Telling Stories
Spinks posted an article yesterday dealing with player rewards vs character rewards. While interesting in itself, it caused me to think about something only remotely connected – the ability to tell stories about our game experience. Back when I was running the Magic – The Gathering tournament circuit, (Not very successfully, mind you. I only won cash once.) the time between rounds was usually spent in groups with people telling stories of how they defeated their opponents – or how they were (unfairly!) defeated themselves. Talks about MMOs rarely seem to go that way.
This topic is not directly connected to an in-game story, though that can play a role. The story and lore of Magic didn’t matter to any of us players, yet we still had many stories to tell. In order to tell a story, you need memorable events that others might be interested in or that are at least not common knowledge. Your average MMO simply doesn’t create many of those memorable events and especially few that wouldn’t be experienced in just the same way by other players.
Sure, I could talk to a friend about how we spent another night wiping on Anub’Arak hard mode and, if she’s familiar with the fight, talk about what tactics we tried and what problems came up. What I can’t do is tell a story about how Anub’Arak suddenly burrowed until only his spikes where visible and started running after me, how I heroically ran away and just in time managed to lure him into a frozen area on the ground which stopped him. If she’s seen the fight once, she knows that the Anub’Arak always does this. Even if she is completely oblivious to it, I can tell her that story once but there’s nothing to tell about the following twenty attempts. This, to me, is a huge sign of the scam that raid content really is.
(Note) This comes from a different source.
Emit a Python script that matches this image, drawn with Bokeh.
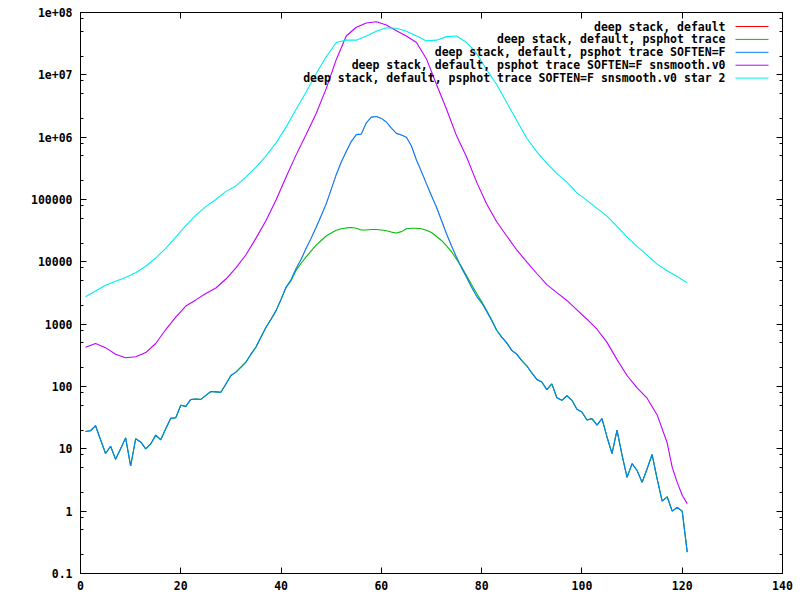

If it was actually interesting instead of repetitive, boring, and purely focused on practice and loot, there would be stories to tell. There aren’t, hence it isn’t interesting.
Player vs. player content is inherently more interesting in this regard, as players are actually capable of creating interesting situations that you haven’t seen before. This is part of what made Magic – The Gathering games such magnificent subjects of stories. Another part was the inherent randomness of a card game – you could always tell the story of how the incredibly lucky topdeck1 cost you a surely won game in the last possible turn or something similar.
Finally, the amount of options a player has in a game of Magic is far greater than what players can do in any MMO I know. Not only do the cards in hand plus the cards in play create a huge amount of possible actions, the cards a player draws are also entirely dependent on which cards the player chose to bring to the game. One of my most-told Magic stories of all time concerns an opponent that pre-empted “technology” by beating me with a generally terrible card that no one ever expected to be played. In MMO’s this doesn’t happen. Give us a higher complexity and less scripted encounters and we might actually be able to tell stories about your game. Wouldn’t that be fun?
1 A topdeck is, according to the Urban Dictionary, “the act of drawing a particular (usually game-winning or at least loss-avoiding) card through pure chance.” Essentially if a player manages to draw just the card she needs from the top of her deck (hence the name), as opposed to having it in hand already, she is topdecking.